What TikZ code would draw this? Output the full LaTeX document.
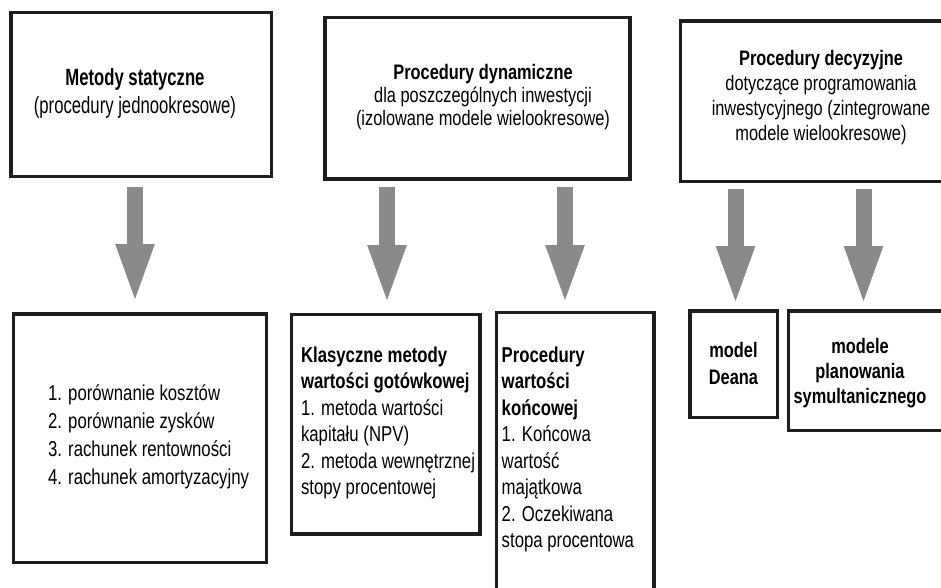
--
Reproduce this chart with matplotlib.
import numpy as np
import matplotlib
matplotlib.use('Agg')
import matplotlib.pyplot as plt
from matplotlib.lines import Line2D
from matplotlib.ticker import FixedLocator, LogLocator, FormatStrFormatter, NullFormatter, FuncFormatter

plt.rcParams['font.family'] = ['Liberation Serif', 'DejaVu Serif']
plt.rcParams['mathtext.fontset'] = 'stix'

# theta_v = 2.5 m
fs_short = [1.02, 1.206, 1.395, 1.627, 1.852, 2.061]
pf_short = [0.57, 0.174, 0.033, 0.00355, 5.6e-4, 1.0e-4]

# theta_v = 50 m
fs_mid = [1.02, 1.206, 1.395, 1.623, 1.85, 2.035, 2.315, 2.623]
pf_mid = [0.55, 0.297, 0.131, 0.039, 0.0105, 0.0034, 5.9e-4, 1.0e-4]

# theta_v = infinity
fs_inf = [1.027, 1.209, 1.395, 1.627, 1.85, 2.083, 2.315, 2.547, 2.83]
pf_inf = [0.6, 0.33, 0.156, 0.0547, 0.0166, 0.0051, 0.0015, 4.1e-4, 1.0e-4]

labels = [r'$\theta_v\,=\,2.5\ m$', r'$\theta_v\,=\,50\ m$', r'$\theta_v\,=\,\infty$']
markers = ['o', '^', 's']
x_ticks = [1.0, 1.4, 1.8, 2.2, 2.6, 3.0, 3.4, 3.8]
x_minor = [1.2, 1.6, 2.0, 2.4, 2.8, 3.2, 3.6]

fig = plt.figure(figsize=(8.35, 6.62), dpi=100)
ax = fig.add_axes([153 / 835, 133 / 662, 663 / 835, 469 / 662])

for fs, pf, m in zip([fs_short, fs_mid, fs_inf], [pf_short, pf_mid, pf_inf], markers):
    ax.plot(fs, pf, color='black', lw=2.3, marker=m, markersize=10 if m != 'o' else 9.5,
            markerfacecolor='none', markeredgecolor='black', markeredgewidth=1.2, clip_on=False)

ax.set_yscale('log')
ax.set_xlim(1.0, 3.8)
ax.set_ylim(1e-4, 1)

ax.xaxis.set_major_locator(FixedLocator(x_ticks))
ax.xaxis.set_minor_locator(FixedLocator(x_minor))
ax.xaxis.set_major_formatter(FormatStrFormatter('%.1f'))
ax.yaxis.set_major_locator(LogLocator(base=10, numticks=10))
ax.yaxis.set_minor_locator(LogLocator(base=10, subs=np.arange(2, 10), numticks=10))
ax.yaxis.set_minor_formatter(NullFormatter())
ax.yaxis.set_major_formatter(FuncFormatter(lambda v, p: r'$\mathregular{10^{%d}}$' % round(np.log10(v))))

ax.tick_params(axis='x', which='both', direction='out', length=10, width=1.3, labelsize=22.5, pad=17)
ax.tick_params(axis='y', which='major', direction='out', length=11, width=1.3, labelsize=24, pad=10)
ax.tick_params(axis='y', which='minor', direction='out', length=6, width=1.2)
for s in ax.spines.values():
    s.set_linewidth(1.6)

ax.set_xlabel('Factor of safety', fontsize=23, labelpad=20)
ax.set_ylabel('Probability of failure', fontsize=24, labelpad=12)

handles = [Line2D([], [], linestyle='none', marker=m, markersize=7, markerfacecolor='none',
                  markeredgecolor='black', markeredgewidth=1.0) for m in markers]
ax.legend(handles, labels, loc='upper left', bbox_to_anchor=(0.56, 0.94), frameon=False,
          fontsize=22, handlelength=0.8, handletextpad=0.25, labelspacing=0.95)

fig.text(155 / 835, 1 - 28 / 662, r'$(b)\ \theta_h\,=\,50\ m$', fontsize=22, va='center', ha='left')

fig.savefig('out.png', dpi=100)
* * *
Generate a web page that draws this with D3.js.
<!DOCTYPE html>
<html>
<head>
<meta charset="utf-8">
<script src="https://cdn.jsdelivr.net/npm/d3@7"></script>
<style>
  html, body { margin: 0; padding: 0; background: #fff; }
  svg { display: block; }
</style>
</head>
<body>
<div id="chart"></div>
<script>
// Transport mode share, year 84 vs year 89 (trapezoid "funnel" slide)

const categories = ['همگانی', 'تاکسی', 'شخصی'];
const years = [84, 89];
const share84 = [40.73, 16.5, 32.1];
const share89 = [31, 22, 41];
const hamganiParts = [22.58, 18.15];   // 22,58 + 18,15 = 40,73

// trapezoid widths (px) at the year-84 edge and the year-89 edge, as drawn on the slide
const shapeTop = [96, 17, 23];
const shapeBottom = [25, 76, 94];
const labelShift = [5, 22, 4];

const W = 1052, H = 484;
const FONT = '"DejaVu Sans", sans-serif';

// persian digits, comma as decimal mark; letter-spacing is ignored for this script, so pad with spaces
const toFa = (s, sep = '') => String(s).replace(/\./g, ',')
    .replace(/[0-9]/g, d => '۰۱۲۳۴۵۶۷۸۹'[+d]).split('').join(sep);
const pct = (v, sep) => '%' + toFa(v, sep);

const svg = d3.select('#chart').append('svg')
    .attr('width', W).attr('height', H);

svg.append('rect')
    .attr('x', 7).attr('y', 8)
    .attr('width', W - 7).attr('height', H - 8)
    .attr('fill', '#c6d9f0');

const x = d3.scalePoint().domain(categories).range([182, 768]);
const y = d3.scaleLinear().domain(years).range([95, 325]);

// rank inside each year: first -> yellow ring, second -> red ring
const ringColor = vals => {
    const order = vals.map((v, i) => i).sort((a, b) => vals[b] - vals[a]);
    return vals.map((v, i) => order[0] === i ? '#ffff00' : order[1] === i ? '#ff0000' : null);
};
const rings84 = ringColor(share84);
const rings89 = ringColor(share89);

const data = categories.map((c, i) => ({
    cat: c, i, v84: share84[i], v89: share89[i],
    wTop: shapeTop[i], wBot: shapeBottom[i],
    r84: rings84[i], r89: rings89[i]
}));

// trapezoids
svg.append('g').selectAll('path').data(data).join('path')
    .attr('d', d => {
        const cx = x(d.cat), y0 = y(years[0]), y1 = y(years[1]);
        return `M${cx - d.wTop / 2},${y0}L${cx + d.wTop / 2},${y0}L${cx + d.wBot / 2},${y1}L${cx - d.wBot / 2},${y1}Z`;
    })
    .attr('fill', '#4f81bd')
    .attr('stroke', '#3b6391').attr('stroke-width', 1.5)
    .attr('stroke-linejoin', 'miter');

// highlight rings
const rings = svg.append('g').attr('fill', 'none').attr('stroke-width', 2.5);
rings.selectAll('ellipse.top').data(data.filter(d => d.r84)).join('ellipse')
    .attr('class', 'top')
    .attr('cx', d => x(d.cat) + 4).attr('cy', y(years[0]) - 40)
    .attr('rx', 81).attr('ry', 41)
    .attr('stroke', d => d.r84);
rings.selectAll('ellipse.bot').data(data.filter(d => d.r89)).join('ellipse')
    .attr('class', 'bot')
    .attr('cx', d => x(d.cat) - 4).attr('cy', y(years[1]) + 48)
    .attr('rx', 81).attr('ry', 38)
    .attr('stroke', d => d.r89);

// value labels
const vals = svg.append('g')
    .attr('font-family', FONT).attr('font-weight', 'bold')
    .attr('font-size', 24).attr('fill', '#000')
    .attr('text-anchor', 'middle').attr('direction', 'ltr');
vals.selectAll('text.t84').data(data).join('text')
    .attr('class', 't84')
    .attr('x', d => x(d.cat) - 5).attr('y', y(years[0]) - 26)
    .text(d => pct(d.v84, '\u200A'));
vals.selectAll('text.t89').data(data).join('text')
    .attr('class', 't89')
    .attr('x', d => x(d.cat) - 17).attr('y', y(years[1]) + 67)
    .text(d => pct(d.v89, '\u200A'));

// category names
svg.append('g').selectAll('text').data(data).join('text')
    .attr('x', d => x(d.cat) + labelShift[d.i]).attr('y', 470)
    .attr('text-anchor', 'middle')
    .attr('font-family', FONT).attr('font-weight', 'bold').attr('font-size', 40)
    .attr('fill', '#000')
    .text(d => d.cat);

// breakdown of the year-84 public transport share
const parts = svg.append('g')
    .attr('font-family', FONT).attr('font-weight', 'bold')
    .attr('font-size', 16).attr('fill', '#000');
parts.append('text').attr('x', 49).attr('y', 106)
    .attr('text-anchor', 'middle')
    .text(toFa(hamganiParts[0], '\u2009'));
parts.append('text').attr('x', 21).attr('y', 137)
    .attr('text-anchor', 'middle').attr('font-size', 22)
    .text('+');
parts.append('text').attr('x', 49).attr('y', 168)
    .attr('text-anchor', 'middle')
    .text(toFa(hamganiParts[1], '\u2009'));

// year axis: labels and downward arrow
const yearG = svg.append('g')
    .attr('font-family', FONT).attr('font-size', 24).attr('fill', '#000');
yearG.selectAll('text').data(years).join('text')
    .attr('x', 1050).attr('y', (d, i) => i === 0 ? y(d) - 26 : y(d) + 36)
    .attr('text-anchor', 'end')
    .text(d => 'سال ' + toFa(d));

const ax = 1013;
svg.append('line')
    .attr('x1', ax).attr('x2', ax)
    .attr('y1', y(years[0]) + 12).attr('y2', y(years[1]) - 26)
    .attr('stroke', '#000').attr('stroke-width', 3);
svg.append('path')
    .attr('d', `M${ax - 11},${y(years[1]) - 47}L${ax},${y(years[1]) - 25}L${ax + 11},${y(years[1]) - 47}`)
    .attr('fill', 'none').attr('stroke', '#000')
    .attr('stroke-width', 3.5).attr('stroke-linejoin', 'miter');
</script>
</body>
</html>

**Short task:** Above are the records. Copy the lines beginning at the one that has "Reproduce this chart with matplotlib." and ending with the one that has "s.set_linewidth(1.6)", unchanged.

**Result for this task:**
Reproduce this chart with matplotlib.
import numpy as np
import matplotlib
matplotlib.use('Agg')
import matplotlib.pyplot as plt
from matplotlib.lines import Line2D
from matplotlib.ticker import FixedLocator, LogLocator, FormatStrFormatter, NullFormatter, FuncFormatter

plt.rcParams['font.family'] = ['Liberation Serif', 'DejaVu Serif']
plt.rcParams['mathtext.fontset'] = 'stix'

# theta_v = 2.5 m
fs_short = [1.02, 1.206, 1.395, 1.627, 1.852, 2.061]
pf_short = [0.57, 0.174, 0.033, 0.00355, 5.6e-4, 1.0e-4]

# theta_v = 50 m
fs_mid = [1.02, 1.206, 1.395, 1.623, 1.85, 2.035, 2.315, 2.623]
pf_mid = [0.55, 0.297, 0.131, 0.039, 0.0105, 0.0034, 5.9e-4, 1.0e-4]

# theta_v = infinity
fs_inf = [1.027, 1.209, 1.395, 1.627, 1.85, 2.083, 2.315, 2.547, 2.83]
pf_inf = [0.6, 0.33, 0.156, 0.0547, 0.0166, 0.0051, 0.0015, 4.1e-4, 1.0e-4]

labels = [r'$\theta_v\,=\,2.5\ m$', r'$\theta_v\,=\,50\ m$', r'$\theta_v\,=\,\infty$']
markers = ['o', '^', 's']
x_ticks = [1.0, 1.4, 1.8, 2.2, 2.6, 3.0, 3.4, 3.8]
x_minor = [1.2, 1.6, 2.0, 2.4, 2.8, 3.2, 3.6]

fig = plt.figure(figsize=(8.35, 6.62), dpi=100)
ax = fig.add_axes([153 / 835, 133 / 662, 663 / 835, 469 / 662])

for fs, pf, m in zip([fs_short, fs_mid, fs_inf], [pf_short, pf_mid, pf_inf], markers):
    ax.plot(fs, pf, color='black', lw=2.3, marker=m, markersize=10 if m != 'o' else 9.5,
            markerfacecolor='none', markeredgecolor='black', markeredgewidth=1.2, clip_on=False)

ax.set_yscale('log')
ax.set_xlim(1.0, 3.8)
ax.set_ylim(1e-4, 1)

ax.xaxis.set_major_locator(FixedLocator(x_ticks))
ax.xaxis.set_minor_locator(FixedLocator(x_minor))
ax.xaxis.set_major_formatter(FormatStrFormatter('%.1f'))
ax.yaxis.set_major_locator(LogLocator(base=10, numticks=10))
ax.yaxis.set_minor_locator(LogLocator(base=10, subs=np.arange(2, 10), numticks=10))
ax.yaxis.set_minor_formatter(NullFormatter())
ax.yaxis.set_major_formatter(FuncFormatter(lambda v, p: r'$\mathregular{10^{%d}}$' % round(np.log10(v))))

ax.tick_params(axis='x', which='both', direction='out', length=10, width=1.3, labelsize=22.5, pad=17)
ax.tick_params(axis='y', which='major', direction='out', length=11, width=1.3, labelsize=24, pad=10)
ax.tick_params(axis='y', which='minor', direction='out', length=6, width=1.2)
for s in ax.spines.values():
    s.set_linewidth(1.6)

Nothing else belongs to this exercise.